42%! C’est le taux de catholiques français qui, selon le sondage IFOP/La Croix du 9 juin, auraient voté pour l’extrême droite aux élections européennes du printemps. 37% pour les protestants! Un constat à nuancer. «Il y a une nécessaire distinction entre les personnes qui se revendiquent d’une ‹culture› chrétienne et celles qui ont une réelle pratique religieuse», souligne Gabriel Amieux, jeune employé du Secours catholique et co-initiateur d’une tribune et d’un rassemblement en juin dernier contre l’extrême droite.

De fait, 18% des pratiquants réguliers ont voté Rassemblement national (RN), contre 40% pour les autres. Aller à la messe suffirait-il à éloigner les chrétiens de la «tentation»? Pas si certain! Marion Jacquet-Vaillant, chercheuse en sciences politiques, constate qu’historiquement plus les catholiques pratiquent leur foi, plus ils sont résistants à l’extrême droite, mais que, dans le même temps, une frange conservatrice adhère à ces idées. L’alliance entre Eric Zemmour et Marion Maréchal en 2022, mêlant identitarisme, islamophobie et conservatisme social, favorise le glissement de certains chrétiens. «Pensant que ce vote est la seule option pour sauvegarder leurs valeurs, certains chrétiens préfèrent le repli communautaire, oubliant la communion à laquelle les appelle l’Evangile», précise Gabriel Amieux.

Consignes de vote

La probabilité, à la suite de la dissolution surprise de l’Assemblée nationale en juin dernier, que l’extrême droite arrive au pouvoir en France a incité des instances religieuses à se positionner.

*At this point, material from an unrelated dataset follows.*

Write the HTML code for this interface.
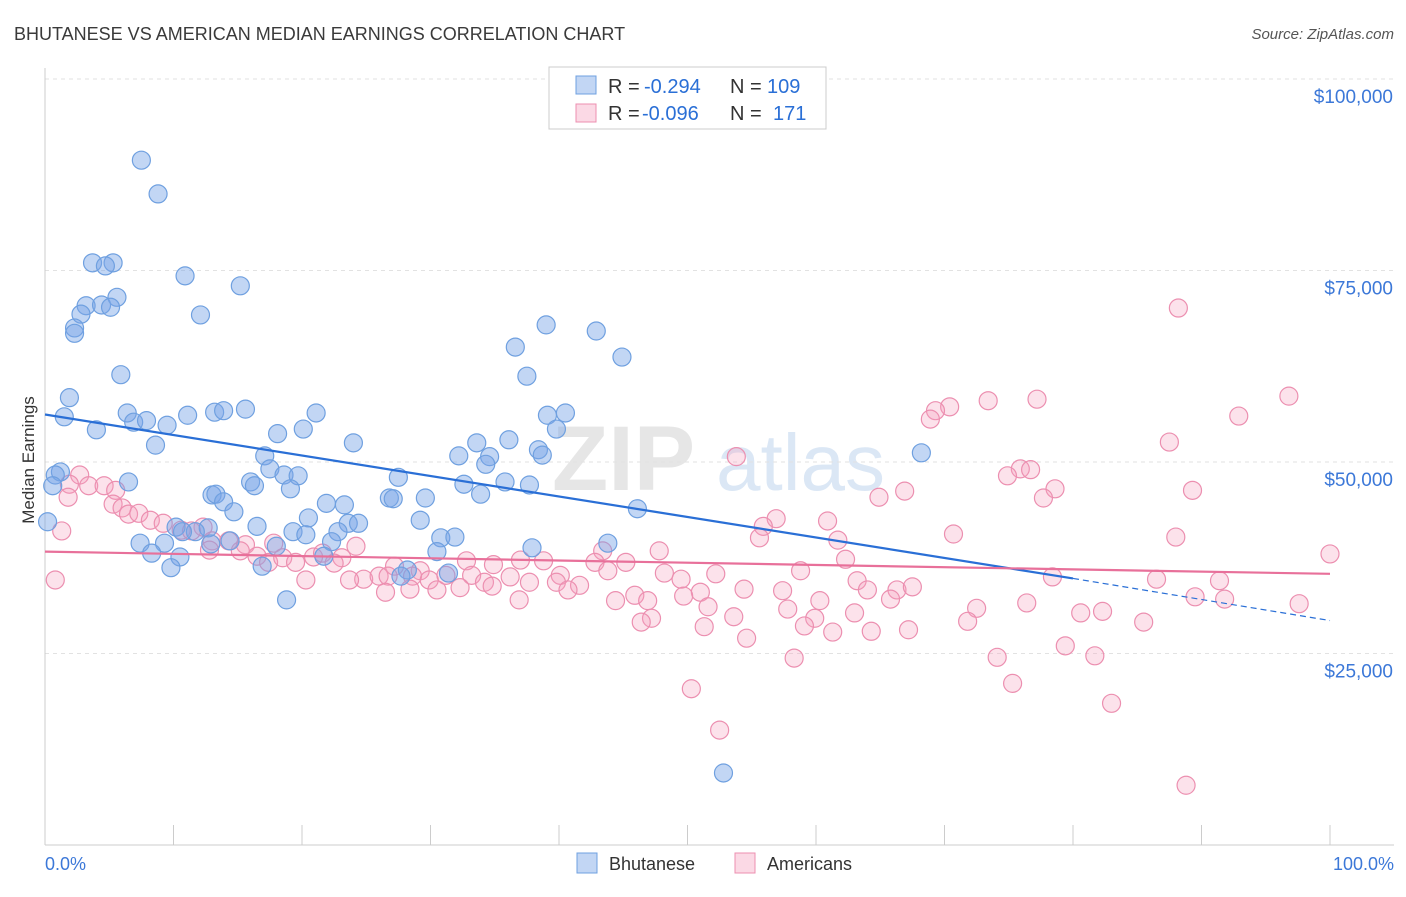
<!DOCTYPE html>
<html><head><meta charset="utf-8">
<style>
body{margin:0;background:#fff;font-family:"Liberation Sans",sans-serif;}
svg text{font-family:"Liberation Sans",sans-serif;}
</style></head>
<body>
<svg id="chart" width="1406" height="892" xmlns="http://www.w3.org/2000/svg">
<text x="14" y="40" font-size="18" fill="#3a3a3a">BHUTANESE VS AMERICAN MEDIAN EARNINGS CORRELATION CHART</text>
<text x="1394" y="39" font-size="15" fill="#555" text-anchor="end" font-style="italic">Source: ZipAtlas.com</text>
<g>
<text x="552" y="490" font-size="92" fill="#e6e6e6" font-family="Liberation Serif" font-weight="bold">ZIP</text>
<text x="716" y="490" font-size="80" fill="#dbe7f5">atlas</text>
</g>
<g id="grid"></g>
<g id="axes"></g>
<g id="points"></g>
<g id="trends"></g>
<text transform="translate(34,460) rotate(-90)" font-size="17" fill="#333" text-anchor="middle">Median Earnings</text>
<g>
<rect x="549" y="67" width="277" height="62" fill="#fff" stroke="#ccc"/>
<rect x="576" y="76" width="20" height="18" fill="rgba(120,165,230,0.45)" stroke="#6fa0e0"/>
<rect x="576" y="104" width="20" height="18" fill="rgba(245,160,190,0.4)" stroke="#ec8fb0"/>
<text x="608" y="93" font-size="20" fill="#333">R =</text>
<text x="644" y="93" font-size="20" fill="#2a6fd6">-0.294</text>
<text x="730" y="93" font-size="20" fill="#333">N =</text>
<text x="767" y="93" font-size="20" fill="#2a6fd6">109</text>
<text x="608" y="120" font-size="20" fill="#333">R =</text>
<text x="642" y="120" font-size="20" fill="#2a6fd6">-0.096</text>
<text x="730" y="120" font-size="20" fill="#333">N =</text>
<text x="773" y="120" font-size="20" fill="#2a6fd6">171</text>
</g>
<g>
<rect x="577" y="853" width="20" height="20" fill="rgba(120,165,230,0.45)" stroke="#6fa0e0"/>
<text x="609" y="870" font-size="18" fill="#333">Bhutanese</text>
<rect x="735" y="853" width="20" height="20" fill="rgba(245,160,190,0.4)" stroke="#ec8fb0"/>
<text x="767" y="870" font-size="18" fill="#333">Americans</text>
</g>
</svg>
<script>
const yTicks=[25000,50000,75000,100000];
const yTickLabels=["$25,000","$50,000","$75,000","$100,000"];
const xTickLabels=["0.0%","100.0%"];
const blueX=[7.5,8.8,3.7,5.3,4.7,10.9,15.2,5.6,3.2,4.4,5.1,2.8,12.1,2.3,2.3,39.0,42.9,36.6,44.9,5.9,37.5,1.9,1.5,6.4,13.2,15.6,13.9,11.1,21.1,6.9,7.9,9.5,39.1,40.5,4.0,18.1,20.1,39.8,8.6,24.0,33.6,36.1,38.4,38.7,34.6,32.2,34.3,17.1,68.2,1.2,0.8,0.6,6.5,17.5,18.6,19.7,27.5,35.8,37.7,16.0,16.3,19.1,32.6,33.9,13.0,13.3,13.9,21.9,23.3,26.8,27.1,29.6,14.7,46.1,20.5,29.2,23.6,24.4,0.2,10.2,12.7,16.5,19.3,20.3,22.8,11.7,10.7,30.8,31.9,7.4,9.3,12.9,14.4,18.0,22.3,43.8,37.9,8.3,10.5,30.5,16.9,21.7,28.2,27.7,9.8,31.4,18.8,52.8];
const blueY=[89.4,85.0,76.0,76.0,75.6,74.3,73.0,71.5,70.4,70.5,70.2,69.3,69.2,67.5,66.8,67.9,67.1,65.0,63.7,61.4,61.2,58.4,55.9,56.4,56.5,56.9,56.7,56.1,56.4,55.2,55.4,54.8,56.1,56.4,54.2,53.7,54.3,54.3,52.2,52.5,52.5,52.9,51.6,50.9,50.7,50.8,49.7,50.8,51.2,48.7,48.3,46.9,47.4,49.1,48.3,48.2,48.0,47.4,47.0,47.4,46.9,46.5,47.1,45.8,45.7,45.8,44.8,44.6,44.4,45.3,45.2,45.3,43.5,43.9,42.7,42.4,42.0,42.0,42.2,41.5,41.4,41.6,40.9,40.5,40.9,40.9,40.9,40.1,40.2,39.4,39.4,39.3,39.7,39.0,39.6,39.4,38.8,38.1,37.6,38.3,36.4,37.7,35.9,35.1,36.2,35.5,32.0,9.4];
const pinkX=[88.2,96.8,73.4,77.2,70.4,69.3,68.9,92.9,87.5,53.8,75.9,76.7,74.9,78.6,77.7,89.3,66.9,64.9,2.7,1.9,3.4,4.6,5.5,1.8,5.3,6.0,6.5,7.3,8.2,9.2,10.6,12.3,11.4,1.3,60.9,56.9,55.9,55.6,61.7,70.7,88.0,13.0,14.3,15.6,17.8,24.2,12.8,15.2,16.5,17.4,18.5,19.5,20.9,21.6,23.1,22.5,43.4,47.8,62.3,100,32.8,34.9,37.0,38.8,42.8,45.2,27.2,29.2,31.2,33.2,36.2,40.1,43.8,48.2,52.2,58.8,24.8,26.0,26.7,28.6,23.7,20.3,29.9,34.2,37.7,39.8,41.6,49.5,63.2,91.4,86.5,78.4,28.4,30.5,32.3,34.8,40.7,45.9,51.0,54.4,57.4,64.0,66.3,67.5,26.5,89.5,91.8,36.9,44.4,46.9,49.7,60.3,65.8,76.4,97.6,51.6,57.8,63.0,72.5,80.6,82.3,53.6,59.9,47.2,46.4,71.8,85.5,59.1,51.3,64.3,61.3,67.2,54.6,79.4,58.3,74.1,81.7,75.3,50.3,83.0,52.5,88.8,0.8];
const pinkY=[70.1,58.6,58.0,58.2,57.2,56.7,55.6,56.0,52.6,50.7,49.1,49.0,48.2,46.5,45.3,46.3,46.2,45.4,48.3,47.1,46.9,46.9,46.3,45.4,44.5,44.0,43.2,43.3,42.4,42.0,41.1,41.5,41.0,41.0,42.3,42.6,41.6,40.1,39.8,40.6,40.2,39.7,39.7,39.2,39.4,39.0,38.5,38.4,37.7,36.9,37.5,36.9,37.6,38.1,37.5,36.8,38.4,38.4,37.3,38.0,37.1,36.6,37.2,37.1,36.9,36.9,36.4,35.8,35.2,35.2,35.0,35.2,35.8,35.5,35.4,35.8,34.7,35.1,35.1,35.1,34.6,34.6,34.6,34.3,34.3,34.3,33.9,34.7,34.5,34.5,34.7,35.0,33.4,33.3,33.6,33.8,33.3,32.6,33.0,33.4,33.2,33.3,33.3,33.7,33.0,32.4,32.1,32.0,31.9,31.9,32.5,31.9,32.1,31.6,31.5,31.1,30.8,30.3,30.9,30.3,30.5,29.8,29.6,29.6,29.1,29.2,29.1,28.6,28.5,27.9,27.8,28.1,27.0,26.0,24.4,24.5,24.7,21.1,20.4,18.5,15.0,7.8,34.6];
const blueTrend=[[0,56.2],[80,34.8],[100,29.3]];
const pinkTrend=[[0,38.3],[100,35.4]];

const NS="http://www.w3.org/2000/svg";
const X0=45,X1=1330,Y0=845,YPER=191.5/25000;
const xs=p=>X0+(X1-X0)*p/100;
const ys=v=>Y0-v*YPER;
function mk(tag,attrs,parent){const e=document.createElementNS(NS,tag);for(const k in attrs)e.setAttribute(k,attrs[k]);parent.appendChild(e);return e;}
const grid=document.getElementById('grid'),axes=document.getElementById('axes'),pts=document.getElementById('points'),tr=document.getElementById('trends');
let gl=mk('line',{x1:45,x2:1394,y1:79,y2:79,stroke:'#ddd','stroke-dasharray':'4,4'},grid);


yTicks.forEach((v,i)=>{
 const l=mk('line',{x1:45,x2:1394,y1:ys(v),y2:ys(v),stroke:'#e2e2e2','stroke-dasharray':'4,4'},grid);
 
 
 const t=mk('text',{x:1393,y:ys(v)+24,'font-size':19,fill:'#3c78d8','text-anchor':'end'},axes);
 t.textContent=yTickLabels[i];
 
 
});
let ax=mk('line',{x1:45,x2:1394,y1:845,y2:845,stroke:'#ccc'},axes);


let ay=mk('line',{x1:45,x2:45,y1:68,y2:845,stroke:'#ccc'},axes);


for(let i=0;i<=10;i++){
 const tk=mk('line',{x1:xs(i*10),x2:xs(i*10),y1:825,y2:845,stroke:'#ccc'},axes);
 
 
}
const xl0=mk('text',{x:45,y:870,'font-size':18,fill:'#3c78d8'},axes);xl0.textContent=xTickLabels[0];


const xl1=mk('text',{x:1394,y:870,'font-size':18,fill:'#3c78d8','text-anchor':'end'},axes);xl1.textContent=xTickLabels[1];


pinkX.forEach((x,i)=>{
 const c=mk('circle',{cx:xs(x),cy:ys(pinkY[i]*1000),r:9,fill:'rgba(245,160,190,0.3)',stroke:'#ec8fb0','stroke-width':1.2},pts);
 
 
});
blueX.forEach((x,i)=>{
 const c=mk('circle',{cx:xs(x),cy:ys(blueY[i]*1000),r:9,fill:'rgba(120,165,230,0.45)',stroke:'#6fa0e0','stroke-width':1.2},pts);
 
 
});
let b1=mk('line',{x1:xs(blueTrend[0][0]),y1:ys(blueTrend[0][1]*1000),x2:xs(blueTrend[1][0]),y2:ys(blueTrend[1][1]*1000),stroke:'#2a6fd6','stroke-width':2.2},tr);


let b2=mk('line',{x1:xs(blueTrend[1][0]),y1:ys(blueTrend[1][1]*1000),x2:xs(blueTrend[2][0]),y2:ys(blueTrend[2][1]*1000),stroke:'#2a6fd6','stroke-width':1.2,'stroke-dasharray':'6,4'},tr);


let p1=mk('line',{x1:xs(pinkTrend[0][0]),y1:ys(pinkTrend[0][1]*1000),x2:xs(pinkTrend[1][0]),y2:ys(pinkTrend[1][1]*1000),stroke:'#e8709a','stroke-width':2.2},tr);


</script>
</body></html>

L’Eglise réformée, dans un communiqué, assume son rôle historique de rempart: «Se tenir à l’écoute de l’Evangile a nécessairement des conséquences politiques qui s’opposent au programme du RN.» L’Union des Eglises protestantes d’Alsace et de Lorraine, moins directe, souligne l’importance de «tendre la main à toute personne en difficulté, quelles que soient ses convictions ou ses origines», mais ne donne pas de consigne de vote. Elle introduit cependant une équivoque en parlant du piège des «propositions extrémistes», au pluriel. De même, la Fédération protestante de France, tout en appelant à un «vote conscient et responsable», évoque un «choix cornélien entre le racisme de l’extrême droite et l’antisémitisme de la gauche extrême», laissant entendre que le RN et l’union des gauches représenteraient des dangers d’égale mesure. Du côté catholique, la Conférence des évêques de France, encore plus prudente, invite les catholiques à «exercer leur responsabilité démocratique» tout en développant une posture plus spirituelle que politique.

Contorsions

Le journal français Témoignage chrétien, fondé en 1941 pour lutter contre la montée du totalitarisme, évoque des Eglises en «état de contorsion devant ce qui devrait être l’évidente condamnation du vote pour le RN» et souligne «une radicale opposition entre le sens profond, évident, de l’Evangile et les choix de société du RN».

C’est sur l’Evangile précisément que s’appuie la mobilisation de jeunes organisations chrétiennes progressistes (Dorothy, Anastasis, Lutte et Contemplation…) qui, au lendemain des élections européennes, rédigent spontanément une tribune contre l’extrême droite, publiée le 18 juin dans La Croix et signée par plus de 6000 chrétiens! Le texte dénonce les mirages de l’extrême droite ainsi que son mépris de la question écologique. Dans l’élan de cette tribune, un rassemblement œcuménique, Justice et Espérance, est organisé le 23 juin à Paris, pour porter, comme en témoigne Gabriel Amieux, «une parole forte face à l’instrumentalisation de l’identité chrétienne et opposer au récit ambiant de peur, de division et de repli, la joie, la paix et l’espérance».